Dr. McGee has directed ensembles in performances at many conferences and conventions and served as clinician for numerous workshops, honor choirs, and clinics. He has also co-authored an article for the International Journal of Music Education.

As a vocalist, Dr. McGee made his opera debut as the Conte in the 1994 Studio Lirico production of Cimarosa’s Il Convito at Teatro Signorelli in Cortona, Italy. For the South Carolina Opera Theater in Columbia, he received rave reviews for his portrayal of Doctor Malatesta in Donizetti’s Don Pasquale and was equally well received by audience and critics alike for his portrayals of Maesetto in Mozart’s Don Giovanni and Bardolfo in Salieri’s Falstaff.


Nestled in the sand hills of Central South Carolina, Claflin University continues its musical tradition of excellence, begun in 1884, through performances of the Claflin University Concert Choir, a 50-voice mixed chorus dedicated to performing the finest choral music of both classical and contemporary composers. The Choir gives between 75 to 100 concerts per year, including on-campus activities, community events, and the annual Spring Tour, having performed in Italy, Germany, Switzerland, France, Australia, and China, and nationally throughout the US. In November 2004 the Choir presented a concert in Carnegie Hall and in 2008 traveled to Beijing to join a Choral Tribute for the prelude of the 2008 Olympic Games.

The Choir’s first compact disc was A Tradition of Spirituals; they have recently released a new CD entitled Hehlehlooyuh. While the nucleus of the Choir is composed of music majors, it is open to students of all majors, and all choir members serve as official ambassadors for the University.
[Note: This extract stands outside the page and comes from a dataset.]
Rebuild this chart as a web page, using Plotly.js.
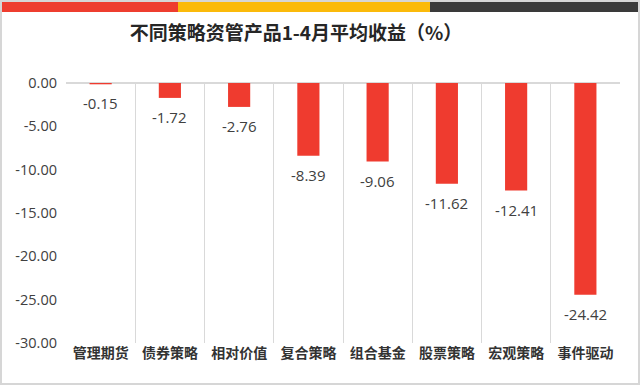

Eva Jessye was associated with Claflin University when she was assisting George Gershwin in the preparation of the choral scoring of Porgy and Bess, and at this time the Choir was known as the Eva Jessye Singers. In 1935 they sang at the premiere of the opera on Broadway and toured with the original touring company. Brevard Philharmonic is very pleased to present this Concert Version of Porgy and Bess in collaboration with Claflin University, given their direct input and association with the first performances of this marvelous work.